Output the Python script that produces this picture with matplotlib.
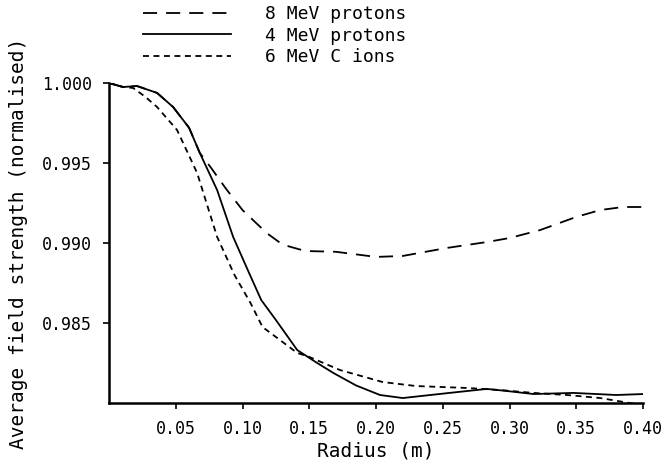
import matplotlib
matplotlib.use("Agg")
import matplotlib.pyplot as plt

# valores
r_8mev = [0, 0.005, 0.0105, 0.021, 0.036, 0.048, 0.06, 0.068, 0.076, 0.088, 0.1, 0.118,
          0.13, 0.147, 0.17, 0.2, 0.22, 0.253, 0.283, 0.30, 0.323, 0.35, 0.368, 0.385, 0.40]
b_8mev = [1.0, 0.99988, 0.99975, 0.99981, 0.99938, 0.9985, 0.9972, 0.99563, 0.99475, 0.99335,
          0.99206, 0.99063, 0.9899, 0.9895, 0.98945, 0.98913, 0.98919, 0.98969, 0.99006,
          0.99031, 0.99081, 0.99163, 0.99206, 0.99225, 0.99225]

r_4mev = [0, 0.005, 0.0105, 0.021, 0.036, 0.048, 0.06, 0.068, 0.081, 0.093, 0.104, 0.114,
          0.125, 0.141, 0.155, 0.168, 0.185, 0.203, 0.22, 0.255, 0.283, 0.298, 0.318, 0.348,
          0.38, 0.40]
b_4mev = [1.0, 0.99988, 0.99975, 0.99981, 0.99938, 0.9985, 0.9972, 0.99563, 0.99331, 0.99038,
          0.9883, 0.98644, 0.98519, 0.98331, 0.98255, 0.98188, 0.9811, 0.9805, 0.98031,
          0.98063, 0.98088, 0.98075, 0.98056, 0.98063, 0.9805, 0.98056]

r_cion = [0, 0.005, 0.0105, 0.018, 0.027, 0.036, 0.051, 0.066, 0.081, 0.094, 0.106, 0.115,
          0.128, 0.141, 0.15, 0.173, 0.205, 0.23, 0.268, 0.293, 0.318, 0.343, 0.368, 0.39, 0.40]
b_cion = [1.0, 0.99988, 0.99975, 0.99969, 0.99915, 0.9985, 0.99706, 0.99438, 0.99038, 0.9880,
          0.98625, 0.98475, 0.98394, 0.98313, 0.98288, 0.98206, 0.98131, 0.98106, 0.98094,
          0.98081, 0.98063, 0.9805, 0.98031, 0.98, 0.9799]

xticks = [0.05, 0.10, 0.15, 0.20, 0.25, 0.30, 0.35, 0.40]
yticks = [0.985, 0.990, 0.995, 1.000]

plt.rcParams['font.family'] = 'DejaVu Sans Mono'
plt.rcParams['font.size'] = 12

fig = plt.figure(figsize=(6.65, 4.68), dpi=100)
ax = fig.add_axes([109 / 665, 1 - 403 / 468, 534 / 665, 320 / 468])

lw = 1.3
ax.plot(r_8mev, b_8mev, color='black', lw=lw, linestyle=(0, (7.8, 5)), label='8 MeV protons')
ax.plot(r_4mev, b_4mev, color='black', lw=lw, linestyle='-', label='4 MeV protons')
ax.plot(r_cion, b_cion, color='black', lw=lw, linestyle=(0, (3.3, 2.5)), label='6 MeV C ions')

ax.set_xlim(0, 0.40)
ax.set_ylim(0.980, 1.000)
ax.set_xticks(xticks)
ax.set_xticklabels(['%.2f' % t for t in xticks])
ax.set_yticks(yticks)
ax.set_yticklabels(['%.3f' % t for t in yticks])
ax.tick_params(direction='out', length=4, width=1.2, pad=8)

for s in ['top', 'right']:
    ax.spines[s].set_visible(False)
for s in ['left', 'bottom']:
    ax.spines[s].set_linewidth(1.8)

ax.set_xlabel('Radius (m)', fontsize=14, labelpad=3)
ax.set_ylabel('Average field strength (normalised)', fontsize=14, labelpad=10)

fig.legend(loc='upper left', bbox_to_anchor=(143 / 665, 1 - 5 / 468), frameon=False,
           fontsize=13, handlelength=4.9, handletextpad=1.85, labelspacing=0.2,
           borderpad=0, borderaxespad=0)

fig.savefig('out.png', dpi=100)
────────────────
Skip the pictures and restate exactly the lines from the beginning of the listing to the line with "0.99031, 0.99081, 0.99163, 0.99206, 0.99225, 0.99225]", that line included.

Output the Python script that produces this picture with matplotlib.
import matplotlib
matplotlib.use("Agg")
import matplotlib.pyplot as plt

# valores
r_8mev = [0, 0.005, 0.0105, 0.021, 0.036, 0.048, 0.06, 0.068, 0.076, 0.088, 0.1, 0.118,
          0.13, 0.147, 0.17, 0.2, 0.22, 0.253, 0.283, 0.30, 0.323, 0.35, 0.368, 0.385, 0.40]
b_8mev = [1.0, 0.99988, 0.99975, 0.99981, 0.99938, 0.9985, 0.9972, 0.99563, 0.99475, 0.99335,
          0.99206, 0.99063, 0.9899, 0.9895, 0.98945, 0.98913, 0.98919, 0.98969, 0.99006,
          0.99031, 0.99081, 0.99163, 0.99206, 0.99225, 0.99225]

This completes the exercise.